Stated task:
Write out the data again exactly, skipping every picture.
####################
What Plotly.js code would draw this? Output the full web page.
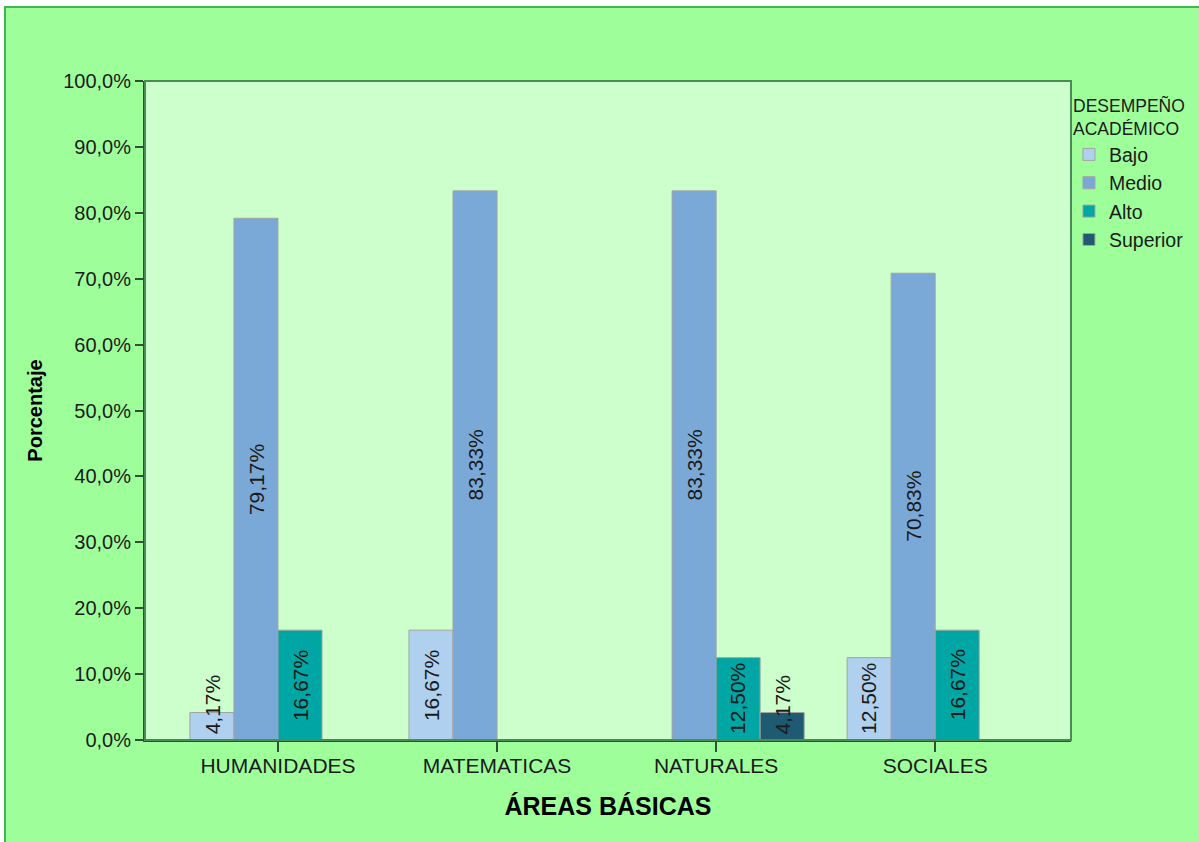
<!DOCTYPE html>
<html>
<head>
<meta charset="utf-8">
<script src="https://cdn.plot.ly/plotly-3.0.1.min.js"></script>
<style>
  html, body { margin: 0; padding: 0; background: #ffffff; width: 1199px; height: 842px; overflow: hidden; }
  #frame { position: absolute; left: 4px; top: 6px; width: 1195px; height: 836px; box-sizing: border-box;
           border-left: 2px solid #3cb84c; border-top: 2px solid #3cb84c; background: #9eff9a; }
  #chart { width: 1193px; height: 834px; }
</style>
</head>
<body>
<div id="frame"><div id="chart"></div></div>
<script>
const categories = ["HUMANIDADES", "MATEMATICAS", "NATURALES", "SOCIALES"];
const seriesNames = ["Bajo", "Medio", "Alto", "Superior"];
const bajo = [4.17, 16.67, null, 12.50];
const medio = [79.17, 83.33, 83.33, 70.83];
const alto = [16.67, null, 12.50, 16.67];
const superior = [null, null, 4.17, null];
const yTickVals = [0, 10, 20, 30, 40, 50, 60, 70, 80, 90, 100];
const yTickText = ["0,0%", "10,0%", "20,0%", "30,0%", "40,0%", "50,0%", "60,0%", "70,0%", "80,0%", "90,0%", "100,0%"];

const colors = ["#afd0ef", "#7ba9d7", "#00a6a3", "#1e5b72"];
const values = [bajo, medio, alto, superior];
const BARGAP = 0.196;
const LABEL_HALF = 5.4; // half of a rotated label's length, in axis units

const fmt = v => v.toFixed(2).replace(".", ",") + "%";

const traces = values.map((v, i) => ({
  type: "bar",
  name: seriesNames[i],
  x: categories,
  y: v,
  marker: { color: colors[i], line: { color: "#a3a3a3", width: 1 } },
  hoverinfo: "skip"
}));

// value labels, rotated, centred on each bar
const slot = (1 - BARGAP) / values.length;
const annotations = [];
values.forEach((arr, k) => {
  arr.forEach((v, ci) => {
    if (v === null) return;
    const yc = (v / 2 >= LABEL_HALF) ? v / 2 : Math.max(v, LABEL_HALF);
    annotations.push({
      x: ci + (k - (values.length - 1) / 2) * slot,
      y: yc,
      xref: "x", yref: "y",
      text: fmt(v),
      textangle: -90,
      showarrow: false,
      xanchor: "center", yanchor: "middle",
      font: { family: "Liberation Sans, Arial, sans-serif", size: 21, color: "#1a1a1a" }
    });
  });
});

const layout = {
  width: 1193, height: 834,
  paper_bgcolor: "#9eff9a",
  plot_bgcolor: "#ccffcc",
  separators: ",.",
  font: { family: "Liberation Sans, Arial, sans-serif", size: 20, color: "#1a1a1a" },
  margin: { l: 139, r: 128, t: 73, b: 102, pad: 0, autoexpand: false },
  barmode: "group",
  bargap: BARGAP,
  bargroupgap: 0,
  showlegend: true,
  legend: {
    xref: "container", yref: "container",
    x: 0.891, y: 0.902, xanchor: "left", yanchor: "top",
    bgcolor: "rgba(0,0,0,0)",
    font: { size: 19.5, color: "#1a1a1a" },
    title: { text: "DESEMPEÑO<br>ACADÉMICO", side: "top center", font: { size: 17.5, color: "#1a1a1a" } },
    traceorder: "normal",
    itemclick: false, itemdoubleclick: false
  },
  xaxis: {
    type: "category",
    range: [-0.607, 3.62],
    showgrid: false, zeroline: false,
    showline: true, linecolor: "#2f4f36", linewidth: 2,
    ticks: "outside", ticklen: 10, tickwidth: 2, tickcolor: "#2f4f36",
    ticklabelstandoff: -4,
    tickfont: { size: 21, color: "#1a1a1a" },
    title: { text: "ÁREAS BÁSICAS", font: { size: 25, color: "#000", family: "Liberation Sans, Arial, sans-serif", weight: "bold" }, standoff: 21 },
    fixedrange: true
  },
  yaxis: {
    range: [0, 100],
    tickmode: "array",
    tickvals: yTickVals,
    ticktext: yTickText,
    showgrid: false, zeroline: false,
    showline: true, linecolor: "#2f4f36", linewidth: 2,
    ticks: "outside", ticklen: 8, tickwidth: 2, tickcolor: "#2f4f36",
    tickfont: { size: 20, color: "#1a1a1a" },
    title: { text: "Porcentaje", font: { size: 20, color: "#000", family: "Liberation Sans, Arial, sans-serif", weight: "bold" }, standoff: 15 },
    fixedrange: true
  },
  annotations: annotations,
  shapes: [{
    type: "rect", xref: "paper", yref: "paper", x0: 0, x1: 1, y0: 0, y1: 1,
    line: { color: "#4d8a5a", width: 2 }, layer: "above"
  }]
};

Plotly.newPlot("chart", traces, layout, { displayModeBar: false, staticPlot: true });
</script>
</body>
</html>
####################
Answer for this exercise:
What Plotly.js code would draw this? Output the full web page.
<!DOCTYPE html>
<html>
<head>
<meta charset="utf-8">
<script src="https://cdn.plot.ly/plotly-3.0.1.min.js"></script>
<style>
  html, body { margin: 0; padding: 0; background: #ffffff; width: 1199px; height: 842px; overflow: hidden; }
  #frame { position: absolute; left: 4px; top: 6px; width: 1195px; height: 836px; box-sizing: border-box;
           border-left: 2px solid #3cb84c; border-top: 2px solid #3cb84c; background: #9eff9a; }
  #chart { width: 1193px; height: 834px; }
</style>
</head>
<body>
<div id="frame"><div id="chart"></div></div>
<script>
const categories = ["HUMANIDADES", "MATEMATICAS", "NATURALES", "SOCIALES"];
const seriesNames = ["Bajo", "Medio", "Alto", "Superior"];
const bajo = [4.17, 16.67, null, 12.50];
const medio = [79.17, 83.33, 83.33, 70.83];
const alto = [16.67, null, 12.50, 16.67];
const superior = [null, null, 4.17, null];
const yTickVals = [0, 10, 20, 30, 40, 50, 60, 70, 80, 90, 100];
const yTickText = ["0,0%", "10,0%", "20,0%", "30,0%", "40,0%", "50,0%", "60,0%", "70,0%", "80,0%", "90,0%", "100,0%"];

const colors = ["#afd0ef", "#7ba9d7", "#00a6a3", "#1e5b72"];
const values = [bajo, medio, alto, superior];
const BARGAP = 0.196;
const LABEL_HALF = 5.4; // half of a rotated label's length, in axis units

const fmt = v => v.toFixed(2).replace(".", ",") + "%";

const traces = values.map((v, i) => ({
  type: "bar",
  name: seriesNames[i],
  x: categories,
  y: v,
  marker: { color: colors[i], line: { color: "#a3a3a3", width: 1 } },
  hoverinfo: "skip"
}));

// value labels, rotated, centred on each bar
const slot = (1 - BARGAP) / values.length;
const annotations = [];
values.forEach((arr, k) => {
  arr.forEach((v, ci) => {
    if (v === null) return;
    const yc = (v / 2 >= LABEL_HALF) ? v / 2 : Math.max(v, LABEL_HALF);
    annotations.push({
      x: ci + (k - (values.length - 1) / 2) * slot,
      y: yc,
      xref: "x", yref: "y",
      text: fmt(v),
      textangle: -90,
      showarrow: false,
      xanchor: "center", yanchor: "middle",
      font: { family: "Liberation Sans, Arial, sans-serif", size: 21, color: "#1a1a1a" }
    });
  });
});

const layout = {
  width: 1193, height: 834,
  paper_bgcolor: "#9eff9a",
  plot_bgcolor: "#ccffcc",
  separators: ",.",
  font: { family: "Liberation Sans, Arial, sans-serif", size: 20, color: "#1a1a1a" },
  margin: { l: 139, r: 128, t: 73, b: 102, pad: 0, autoexpand: false },
  barmode: "group",
  bargap: BARGAP,
  bargroupgap: 0,
  showlegend: true,
  legend: {
    xref: "container", yref: "container",
    x: 0.891, y: 0.902, xanchor: "left", yanchor: "top",
    bgcolor: "rgba(0,0,0,0)",
    font: { size: 19.5, color: "#1a1a1a" },
    title: { text: "DESEMPEÑO<br>ACADÉMICO", side: "top center", font: { size: 17.5, color: "#1a1a1a" } },
    traceorder: "normal",
    itemclick: false, itemdoubleclick: false
  },
  xaxis: {
    type: "category",
    range: [-0.607, 3.62],
    showgrid: false, zeroline: false,
    showline: true, linecolor: "#2f4f36", linewidth: 2,
    ticks: "outside", ticklen: 10, tickwidth: 2, tickcolor: "#2f4f36",
    ticklabelstandoff: -4,
    tickfont: { size: 21, color: "#1a1a1a" },
    title: { text: "ÁREAS BÁSICAS", font: { size: 25, color: "#000", family: "Liberation Sans, Arial, sans-serif", weight: "bold" }, standoff: 21 },
    fixedrange: true
  },
  yaxis: {
    range: [0, 100],
    tickmode: "array",
    tickvals: yTickVals,
    ticktext: yTickText,
    showgrid: false, zeroline: false,
    showline: true, linecolor: "#2f4f36", linewidth: 2,
    ticks: "outside", ticklen: 8, tickwidth: 2, tickcolor: "#2f4f36",
    tickfont: { size: 20, color: "#1a1a1a" },
    title: { text: "Porcentaje", font: { size: 20, color: "#000", family: "Liberation Sans, Arial, sans-serif", weight: "bold" }, standoff: 15 },
    fixedrange: true
  },
  annotations: annotations,
  shapes: [{
    type: "rect", xref: "paper", yref: "paper", x0: 0, x1: 1, y0: 0, y1: 1,
    line: { color: "#4d8a5a", width: 2 }, layer: "above"
  }]
};

Plotly.newPlot("chart", traces, layout, { displayModeBar: false, staticPlot: true });
</script>
</body>
</html>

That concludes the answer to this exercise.